Il congresso Usa, infatti, ha dato sei mesi di tempo a Bytedance per vendere le sue attività negli Stati Uniti (e più in generale in Occidente). Se i centoottanta giorni scadranno senza un nuovo acquirente, di provata fede occidentale e di sicura lealtà al Pentagono, Tik Tok dovrà essere spenta. Un provvedimento simile era stato avviato da Donald Trump, all’epoca della sua presidenza, e si era trattato con le major digitali, su tutte Oracom, per il passaggio di consegne. Va da sé che un provvedimento del genere confligga, a livello ideale (e non solo), con le idee di libertà economica che fondano, da sempre, l’impianto costituzionale e culturale degli Stati Uniti. Un paradosso, l’ennesimo, che vede la Cina comunista (ma non troppo…) nei panni di chi difende i principi liberali contro il “ritrovato” statalismo occidentale. Detta senza troppi fronzoli: la bagarre su Tik Tok rappresenta l’epitome della guerra commerciale in atto tra Pechino e Washington, con quest’ultima in ripiego su posizioni di reshoring e la prima che, invece, continua a difendere ciò che resta del villaggio globale. Ognuno, chiaramente, persegue, più che astratte e astruse teorie, la praticità dei suoi stessi interessi.
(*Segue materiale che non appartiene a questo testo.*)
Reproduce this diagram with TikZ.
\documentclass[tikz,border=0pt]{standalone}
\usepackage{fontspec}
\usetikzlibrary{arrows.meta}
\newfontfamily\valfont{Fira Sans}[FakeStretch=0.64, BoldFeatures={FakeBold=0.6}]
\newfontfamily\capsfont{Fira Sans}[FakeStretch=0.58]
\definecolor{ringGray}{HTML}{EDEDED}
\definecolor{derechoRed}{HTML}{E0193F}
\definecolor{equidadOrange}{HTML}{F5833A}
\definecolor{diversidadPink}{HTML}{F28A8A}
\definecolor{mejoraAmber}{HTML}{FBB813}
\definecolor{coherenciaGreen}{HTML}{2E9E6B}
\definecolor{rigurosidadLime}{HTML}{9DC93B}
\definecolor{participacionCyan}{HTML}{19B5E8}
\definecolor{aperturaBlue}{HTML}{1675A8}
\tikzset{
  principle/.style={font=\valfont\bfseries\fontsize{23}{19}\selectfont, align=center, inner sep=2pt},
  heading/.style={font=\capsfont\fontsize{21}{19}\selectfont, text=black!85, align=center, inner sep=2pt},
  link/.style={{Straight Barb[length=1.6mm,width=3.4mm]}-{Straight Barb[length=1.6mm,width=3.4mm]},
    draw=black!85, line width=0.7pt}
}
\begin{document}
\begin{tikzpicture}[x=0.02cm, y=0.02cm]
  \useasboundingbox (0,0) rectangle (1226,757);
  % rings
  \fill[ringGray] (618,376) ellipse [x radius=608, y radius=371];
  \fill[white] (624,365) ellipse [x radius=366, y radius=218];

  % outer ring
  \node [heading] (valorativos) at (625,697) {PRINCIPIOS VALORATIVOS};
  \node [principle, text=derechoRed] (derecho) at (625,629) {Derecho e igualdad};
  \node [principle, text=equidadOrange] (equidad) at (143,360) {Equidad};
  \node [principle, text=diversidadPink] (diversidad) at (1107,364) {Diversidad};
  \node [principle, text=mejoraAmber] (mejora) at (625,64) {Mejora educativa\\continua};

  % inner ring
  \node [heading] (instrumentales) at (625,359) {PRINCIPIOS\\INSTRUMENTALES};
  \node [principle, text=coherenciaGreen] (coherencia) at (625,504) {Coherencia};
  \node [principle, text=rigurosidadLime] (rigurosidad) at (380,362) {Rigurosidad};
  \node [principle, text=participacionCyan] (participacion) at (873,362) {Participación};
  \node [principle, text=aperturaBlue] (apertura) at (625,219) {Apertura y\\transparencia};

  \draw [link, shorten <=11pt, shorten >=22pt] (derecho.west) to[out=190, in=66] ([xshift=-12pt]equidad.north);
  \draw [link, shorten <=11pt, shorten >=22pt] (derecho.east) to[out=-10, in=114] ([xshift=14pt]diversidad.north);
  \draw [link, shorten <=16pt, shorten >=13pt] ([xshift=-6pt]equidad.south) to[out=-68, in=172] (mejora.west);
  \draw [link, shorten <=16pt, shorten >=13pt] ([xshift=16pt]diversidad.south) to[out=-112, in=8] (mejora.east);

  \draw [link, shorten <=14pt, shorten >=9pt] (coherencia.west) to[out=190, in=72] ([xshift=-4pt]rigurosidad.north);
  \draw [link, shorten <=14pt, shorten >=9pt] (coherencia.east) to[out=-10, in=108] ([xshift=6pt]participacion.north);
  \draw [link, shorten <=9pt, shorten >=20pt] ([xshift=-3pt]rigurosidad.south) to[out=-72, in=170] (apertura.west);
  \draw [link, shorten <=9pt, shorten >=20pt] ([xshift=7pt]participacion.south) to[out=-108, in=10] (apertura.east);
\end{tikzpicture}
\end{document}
Intanto, da Pechino, il governo cinese alza la voce. Come al solito. E lo fa attraverso le parole del portavoce del ministero degli Esteri Wang Wenbin. Che ha accusato gli States di “bullismo” affermando che la mossa del Congresso “si ritorcerà inevitabilmente contro gli Stati Uniti” e, ricorda l’esponente del governo cinese, “gli Usa non hanno mai smesso di reprimere Tik Tok”. Nei mesi scorsi, motivando il ban con la paura che di dati rubati e dirottati direttamente in Cina, le amministrazioni occidentali, Usa e Ue in testa, hanno “vietato” l’utilizzo della piattaforma cinese ai loro funzionari. Ora la bagarre entra nel vivo. Anzi, ritorna nel vivo. E Mark Zuckerberg, il re dei social che da Tik Tok ha avuto più dolori che da qualunque altro competitor, si frega le mani.